VisML #5: Beyond Input and Output: Introducing Model Explanations

Short overview of some basic methods to understand how machine learning models do what they do

Jun 24, 2024

In this section of the series on Visualization for Machine Learning, we focus on model explanations. Model explanations are a class of ML methods that extract information from models to derive information about the logic they use to produce their predictions. For example, many explanation methods produce “feature weights,” numbered scores associated with the features that provide information about how relevant a feature is for a given decision and how it relates to the output (i.e., if its influence on the output leads to higher or lower values). While the approaches we covered earlier based on data provide information about “what” the model does, explanations aim to provide information about “how” models make their decisions.

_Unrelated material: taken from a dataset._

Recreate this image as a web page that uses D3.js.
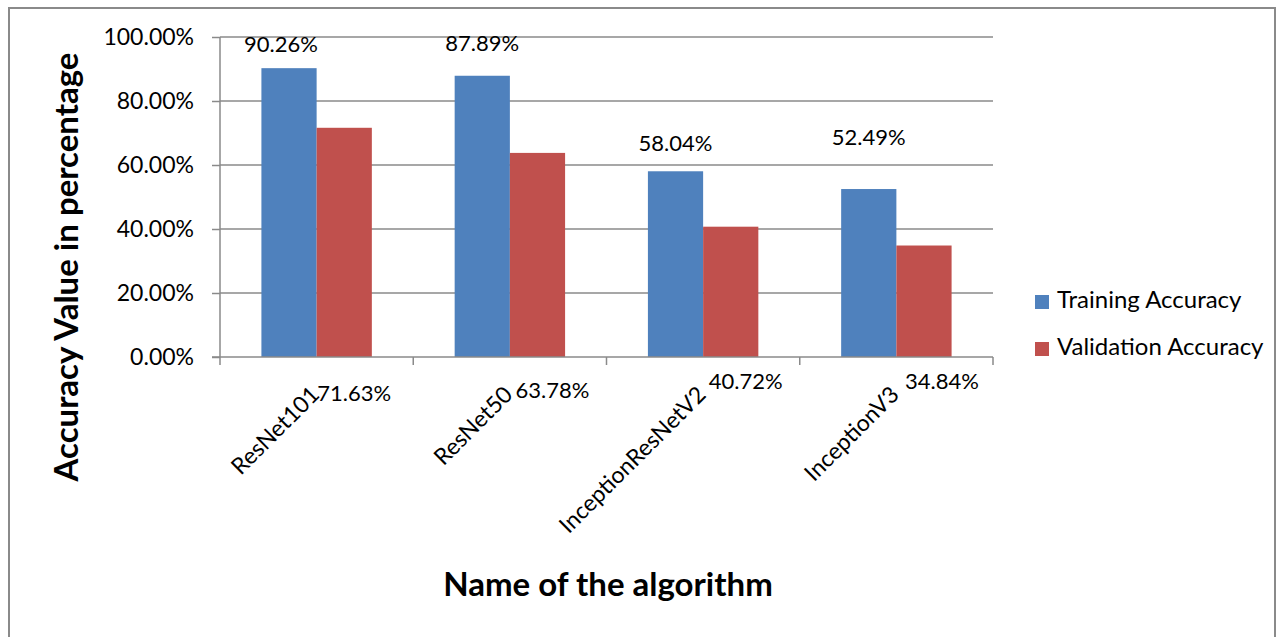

Let’s explore a specific example to clarify this idea. Below, you can see an explanation taken from the SHAP library, one of the most popular explanation methods. The model tries to predict median house value for California districts based on a number of features describing the district, such as median income, location (longitude and latitude), average number of rooms, etc.

For an individual district like the one depicted above, the explanation returns a ranked list of features with attached values that “explain” the effect they have on the output. A positive effect means the feature “pushes” the output towards higher values. Conversely, a negative effect pushes the output towards a lower value.

Explanations come in many shapes and forms and are constantly being developed. This area of research has been so active in recent years that it’s hard to organize the existing techniques into a coherent framework. Since research is so active, it’s entirely possible that new approaches will be developed sometime soon.

In this introductory post, I focus on providing a big picture of some of the most common techniques without delving too deep into the data visualization problems. In future posts, I will explore the visualization part more fully.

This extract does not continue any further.